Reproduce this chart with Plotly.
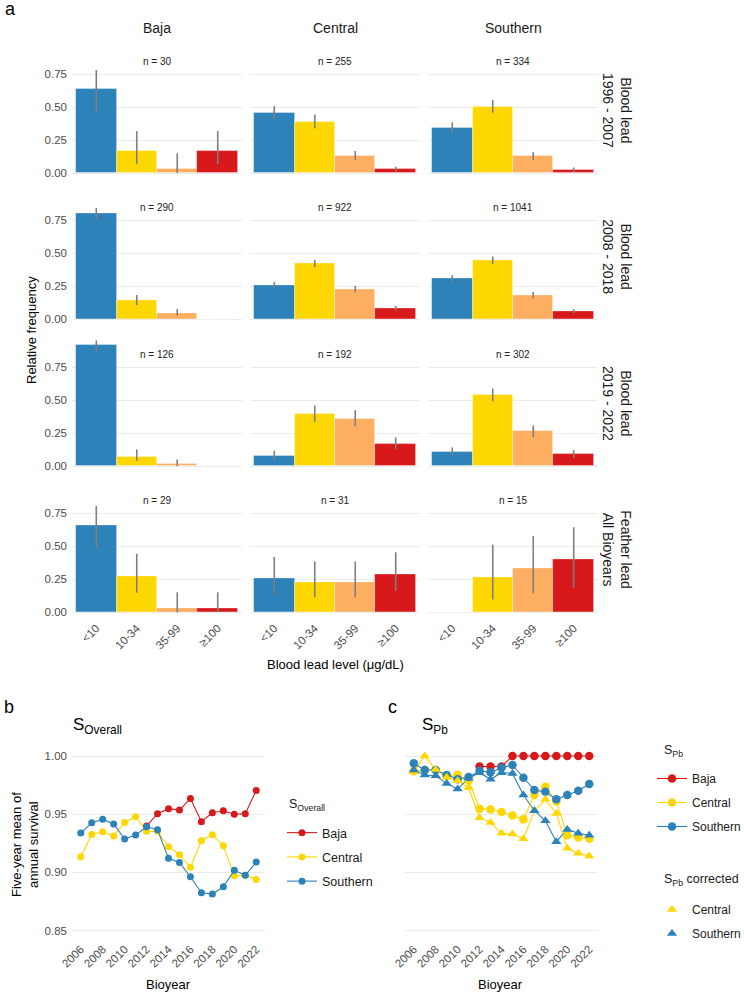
import plotly.graph_objects as go

# ---------------- data: panel a ----------------
categories = ["<10", "10-34", "35-99", "≥100"]
regions = ["Baja", "Central", "Southern"]
periods = ["Blood lead<br>1996 - 2007", "Blood lead<br>2008 - 2018",
           "Blood lead<br>2019 - 2022", "Feather lead<br>All Bioyears"]

# relative frequency, by region (Baja, Central, Southern)
freq_1996_2007 = [[0.633, 0.167, 0.033, 0.167], [0.455, 0.388, 0.129, 0.027], [0.341, 0.503, 0.132, 0.024]]
lo_1996_2007 = [[0.464, 0.068, 0.0, 0.068], [0.409, 0.338, 0.096, 0.010], [0.300, 0.457, 0.098, 0.010]]
hi_1996_2007 = [[0.780, 0.318, 0.149, 0.318], [0.507, 0.442, 0.167, 0.048], [0.384, 0.553, 0.159, 0.042]]
n_1996_2007 = [30, 255, 334]

freq_2008_2018 = [[0.806, 0.145, 0.048, 0.0], [0.258, 0.423, 0.230, 0.083], [0.309, 0.445, 0.182, 0.061]]
lo_2008_2018 = [[0.760, 0.109, 0.027, 0.0], [0.235, 0.395, 0.205, 0.066], [0.283, 0.420, 0.160, 0.046]]
hi_2008_2018 = [[0.843, 0.185, 0.078, 0.0], [0.283, 0.450, 0.255, 0.101], [0.334, 0.476, 0.207, 0.076]]
n_2008_2018 = [290, 922, 1041]

freq_2019_2022 = [[0.914, 0.070, 0.016, 0.0], [0.078, 0.395, 0.360, 0.166], [0.108, 0.540, 0.262, 0.088]]
lo_2019_2022 = [[0.863, 0.040, 0.0, 0.0], [0.045, 0.335, 0.302, 0.126], [0.081, 0.491, 0.219, 0.063]]
hi_2019_2022 = [[0.951, 0.126, 0.050, 0.0], [0.116, 0.458, 0.423, 0.217], [0.141, 0.587, 0.307, 0.121]]
n_2019_2022 = [126, 192, 302]

freq_feather = [[0.656, 0.275, 0.034, 0.034], [0.258, 0.226, 0.226, 0.290], [0.0, 0.267, 0.333, 0.400]]
lo_feather = [[0.489, 0.148, 0.0, 0.0], [0.139, 0.114, 0.114, 0.164], [0.0, 0.098, 0.144, 0.189]]
hi_feather = [[0.805, 0.444, 0.152, 0.152], [0.419, 0.386, 0.386, 0.455], [0.0, 0.512, 0.578, 0.644]]
n_feather = [29, 31, 15]

# ---------------- data: panels b and c ----------------
years = [2006, 2007, 2008, 2009, 2010, 2011, 2012, 2013, 2014, 2015, 2016, 2017, 2018, 2019, 2020, 2021, 2022]
s_overall_baja = [None, None, None, None, None, None, 0.940, 0.9505, 0.9548, 0.9536, 0.9636, 0.9436, 0.9513, 0.953, 0.950, 0.9505, 0.9705]
s_overall_central = [0.9135, 0.9327, 0.935, 0.9313, 0.943, 0.9479, 0.9353, 0.9353, 0.9221, 0.9152, 0.9044, 0.9273, 0.9324, 0.923, 0.8972, 0.8975, 0.894]
s_overall_southern = [0.9338, 0.9427, 0.9456, 0.9416, 0.9287, 0.9321, 0.9393, 0.9367, 0.9121, 0.9086, 0.8963, 0.8826, 0.8814, 0.8877, 0.9018, 0.8975, 0.9089]

s_pb_baja = [None, None, None, None, None, None, 0.991, 0.991, 0.991, 1.0, 1.0, 1.0, 1.0, 1.0, 1.0, 1.0, 1.0]
s_pb_central = [0.987, 0.988, 0.988, 0.983, 0.984, 0.979, 0.9548, 0.954, 0.952, 0.949, 0.9456, 0.9665, 0.9736, 0.961, 0.932, 0.930, 0.929]
s_pb_southern = [0.9937, 0.988, 0.988, 0.9837, 0.980, 0.982, 0.9874, 0.986, 0.990, 0.9923, 0.9814, 0.9708, 0.9693, 0.9628, 0.9665, 0.9702, 0.976]
s_pb_corr_central = [0.9865, 1.0, 0.9885, 0.9817, 0.9788, 0.9728, 0.947, 0.943, 0.9336, 0.933, 0.929, 0.953, 0.9628, 0.9507, 0.9207, 0.9164, 0.9141]
s_pb_corr_southern = [0.988, 0.9837, 0.983, 0.9765, 0.9716, 0.981, 0.9857, 0.980, 0.9857, 0.985, 0.9665, 0.953, 0.9444, 0.9264, 0.937, 0.9336, 0.932]

year_ticks = [2006, 2008, 2010, 2012, 2014, 2016, 2018, 2020, 2022]
survival_ticks = [0.85, 0.90, 0.95, 1.00]
freq_ticks = [0.0, 0.25, 0.50, 0.75]

# ---------------- styling ----------------
BLUE = "#2C82B9"
YELLOW = "#FFD700"
ORANGE = "#FDAE61"
RED = "#D7191C"
bar_colors = [BLUE, YELLOW, ORANGE, RED]
FONT = "Liberation Sans, Arial, sans-serif"
GRID = "#EBEBEB"
TICKC = "#4D4D4D"

W, H = 744, 992


def xd(a, b):
    return [a / W, b / W]


def yd(top, bottom):
    return [1 - bottom / H, 1 - top / H]


fig = go.Figure()
layout = dict(
    width=W, height=H, margin=dict(l=0, r=0, t=0, b=0, autoexpand=False),
    paper_bgcolor="white", plot_bgcolor="white",
    font=dict(family=FONT, size=12, color="black"),
    bargap=0, showlegend=True,
)
annotations = []

col_px = [(72, 242), (250, 420), (428, 598)]
row_px = [(41, 179), (187.3, 325.3), (334, 472), (480.3, 618.3)]

rows = [
    (freq_1996_2007, lo_1996_2007, hi_1996_2007, n_1996_2007),
    (freq_2008_2018, lo_2008_2018, hi_2008_2018, n_2008_2018),
    (freq_2019_2022, lo_2019_2022, hi_2019_2022, n_2019_2022),
    (freq_feather, lo_feather, hi_feather, n_feather),
]

for r, (fr, lo, hi, nn) in enumerate(rows):
    for c in range(3):
        k = r * 3 + c + 1
        xa = "x" if k == 1 else f"x{k}"
        ya = "y" if k == 1 else f"y{k}"
        f = fr[c]
        fig.add_trace(go.Bar(
            x=categories, y=f, width=1.0,
            marker=dict(color=bar_colors, line=dict(color="rgba(255,255,255,0.45)", width=0.8)),
            error_y=dict(type="data", symmetric=False,
                         array=[h - v for h, v in zip(hi[c], f)],
                         arrayminus=[v - l for v, l in zip(f, lo[c])],
                         color="#7F7F7F", thickness=1.6, width=0),
            xaxis=xa, yaxis=ya, showlegend=False, hoverinfo="skip",
        ))
        kx = "xaxis" if k == 1 else f"xaxis{k}"
        ky = "yaxis" if k == 1 else f"yaxis{k}"
        layout[kx] = dict(
            domain=xd(*col_px[c]), anchor=ya, type="category",
            categoryorder="array", categoryarray=categories,
            range=[-0.6, 3.6], showgrid=False, zeroline=False, showline=False,
            ticks="", showticklabels=(r == 3), tickangle=-45,
            tickfont=dict(size=11.5, color=TICKC, family=FONT),
        )
        layout[ky] = dict(
            domain=yd(*row_px[r]), anchor=xa, range=[-0.045, 1.0],
            tickvals=freq_ticks, ticktext=["0.00", "0.25", "0.50", "0.75"],
            showgrid=True, gridcolor=GRID, gridwidth=1.1, zeroline=False,
            showline=False, ticks="", showticklabels=(c == 0), ticklabelstandoff=4,
            tickfont=dict(size=11.5, color=TICKC, family=FONT),
        )
        annotations.append(dict(
            text=f"n = {nn[c]}", x=1.5, y=0.845, xref=xa, yref=ya,
            showarrow=False, font=dict(size=10, color="#222222"),
            xanchor="center", yanchor="middle",
        ))

# column strips
for c, name in enumerate(regions):
    annotations.append(dict(
        text=name, x=(col_px[c][0] + col_px[c][1]) / 2 / W, y=1 - 28 / H,
        xref="paper", yref="paper", showarrow=False,
        font=dict(size=14, color="#1A1A1A"), xanchor="center", yanchor="middle"))
# row strips
for r, name in enumerate(periods):
    annotations.append(dict(
        text=name, x=617 / W, y=1 - (row_px[r][0] + row_px[r][1]) / 2 / H,
        xref="paper", yref="paper", showarrow=False, textangle=90,
        font=dict(size=14, color="#1A1A1A"), xanchor="center", yanchor="middle"))

annotations += [
    dict(text="Relative frequency", x=31 / W, y=1 - 330 / H, xref="paper", yref="paper",
         showarrow=False, textangle=-90, font=dict(size=13), xanchor="center", yanchor="middle"),
    dict(text="Blood lead level (μg/dL)", x=335 / W, y=1 - 664 / H, xref="paper", yref="paper",
         showarrow=False, font=dict(size=13), xanchor="center", yanchor="middle"),
    dict(text="a", x=3 / W, y=1 - 9 / H, xref="paper", yref="paper", showarrow=False,
         font=dict(size=18), xanchor="left", yanchor="middle"),
    dict(text="b", x=2 / W, y=1 - 707 / H, xref="paper", yref="paper", showarrow=False,
         font=dict(size=18), xanchor="left", yanchor="middle"),
    dict(text="c", x=386 / W, y=1 - 707 / H, xref="paper", yref="paper", showarrow=False,
         font=dict(size=18), xanchor="left", yanchor="middle"),
    dict(text="S<sub>Overall</sub>", x=71 / W, y=1 - 726 / H, xref="paper", yref="paper",
         showarrow=False, font=dict(size=17), xanchor="left", yanchor="middle"),
    dict(text="S<sub>Pb</sub>", x=420 / W, y=1 - 726 / H, xref="paper", yref="paper",
         showarrow=False, font=dict(size=17), xanchor="left", yanchor="middle"),
    dict(text="Five-year mean of<br>annual survival", x=25 / W, y=1 - 845 / H, xref="paper",
         yref="paper", showarrow=False, textangle=-90, font=dict(size=13),
         xanchor="center", yanchor="middle"),
    dict(text="Bioyear", x=168 / W, y=1 - 984 / H, xref="paper", yref="paper",
         showarrow=False, font=dict(size=13), xanchor="center", yanchor="middle"),
    dict(text="Bioyear", x=501 / W, y=1 - 984 / H, xref="paper", yref="paper",
         showarrow=False, font=dict(size=13), xanchor="center", yanchor="middle"),
    # legend titles
    dict(text="S<sub>Overall</sub>", x=287 / W, y=1 - 805 / H, xref="paper", yref="paper",
         showarrow=False, font=dict(size=12.5, color="#1A1A1A"), xanchor="left", yanchor="middle"),
    dict(text="S<sub>Pb</sub>", x=662 / W, y=1 - 751 / H, xref="paper", yref="paper",
         showarrow=False, font=dict(size=12.5, color="#1A1A1A"), xanchor="left", yanchor="middle"),
    dict(text="S<sub>Pb</sub> corrected", x=662 / W, y=1 - 880 / H, xref="paper", yref="paper",
         showarrow=False, font=dict(size=12.5, color="#1A1A1A"), xanchor="left", yanchor="middle"),
]

# ---------------- panel b ----------------
b_series = [("Baja", s_overall_baja, RED), ("Central", s_overall_central, YELLOW),
            ("Southern", s_overall_southern, BLUE)]
for name, vals, col in b_series:
    fig.add_trace(go.Scatter(
        x=years, y=vals, mode="lines+markers", name=name,
        line=dict(color=col, width=1.1), marker=dict(color=col, size=7),
        xaxis="x13", yaxis="y13", legend="legend", legendgroup="b" + name,
        connectgaps=False, hoverinfo="skip"))

# ---------------- panel c ----------------
c_series = [("Baja", s_pb_baja, RED), ("Central", s_pb_central, YELLOW),
            ("Southern", s_pb_southern, BLUE)]
corr_series = [("Central", s_pb_corr_central, YELLOW), ("Southern", s_pb_corr_southern, BLUE)]
for name, vals, col in corr_series:
    fig.add_trace(go.Scatter(
        x=years, y=vals, mode="lines", line=dict(color=col, width=1.1),
        xaxis="x14", yaxis="y14", showlegend=False, hoverinfo="skip"))
for name, vals, col in c_series:
    fig.add_trace(go.Scatter(
        x=years, y=vals, mode="lines+markers", name=name,
        line=dict(color=col, width=1.1), marker=dict(color=col, size=8.5),
        xaxis="x14", yaxis="y14", legend="legend2", legendgroup="c" + name,
        hoverinfo="skip"))
for name, vals, col in corr_series:
    fig.add_trace(go.Scatter(
        x=years, y=vals, mode="markers", name=name,
        marker=dict(color=col, size=9, symbol="triangle-up"),
        xaxis="x14", yaxis="y14", legend="legend3", legendgroup="cc" + name,
        hoverinfo="skip"))

line_y = yd(747.3, 939.4)
for key, dom, show_y in [("13", xd(72, 265), True), ("14", xd(405, 598), False)]:
    layout["xaxis" + key] = dict(
        domain=dom, anchor="y" + key, range=[2005.2, 2022.8], tickvals=year_ticks,
        tickangle=-45, showgrid=False, zeroline=False, showline=False, ticks="",
        tickfont=dict(size=11.5, color=TICKC))
    layout["yaxis" + key] = dict(
        domain=line_y, anchor="x" + key, range=[0.8425, 1.0075], tickvals=survival_ticks,
        ticktext=["0.85", "0.90", "0.95", "1.00"], showgrid=True, gridcolor=GRID, gridwidth=1.1,
        zeroline=False, showline=False, ticks="", showticklabels=show_y, ticklabelstandoff=4,
        tickfont=dict(size=11.5, color=TICKC))

leg_common = dict(bgcolor="rgba(0,0,0,0)", font=dict(size=12, color="#1A1A1A"),
                  tracegroupgap=5, itemwidth=30, xanchor="left", yanchor="top")
layout["legend"] = dict(leg_common, x=282 / W, y=1 - 818 / H, font=dict(size=12.5, color="#1A1A1A"))
layout["legend2"] = dict(leg_common, x=652 / W, y=1 - 764 / H)
layout["legend3"] = dict(leg_common, x=652 / W, y=1 - 895 / H)

layout["annotations"] = annotations
fig.update_layout(**layout)
fig.write_html("out.html")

YOUR INSTRUCTIONS: Pictures stay out. Repeat only the lines from the beginning of the data through the line that has "n_1996_2007 = [30, 255, 334]".

RESPONSE:
Reproduce this chart with Plotly.
import plotly.graph_objects as go

# ---------------- data: panel a ----------------
categories = ["<10", "10-34", "35-99", "≥100"]
regions = ["Baja", "Central", "Southern"]
periods = ["Blood lead<br>1996 - 2007", "Blood lead<br>2008 - 2018",
           "Blood lead<br>2019 - 2022", "Feather lead<br>All Bioyears"]

# relative frequency, by region (Baja, Central, Southern)
freq_1996_2007 = [[0.633, 0.167, 0.033, 0.167], [0.455, 0.388, 0.129, 0.027], [0.341, 0.503, 0.132, 0.024]]
lo_1996_2007 = [[0.464, 0.068, 0.0, 0.068], [0.409, 0.338, 0.096, 0.010], [0.300, 0.457, 0.098, 0.010]]
hi_1996_2007 = [[0.780, 0.318, 0.149, 0.318], [0.507, 0.442, 0.167, 0.048], [0.384, 0.553, 0.159, 0.042]]
n_1996_2007 = [30, 255, 334]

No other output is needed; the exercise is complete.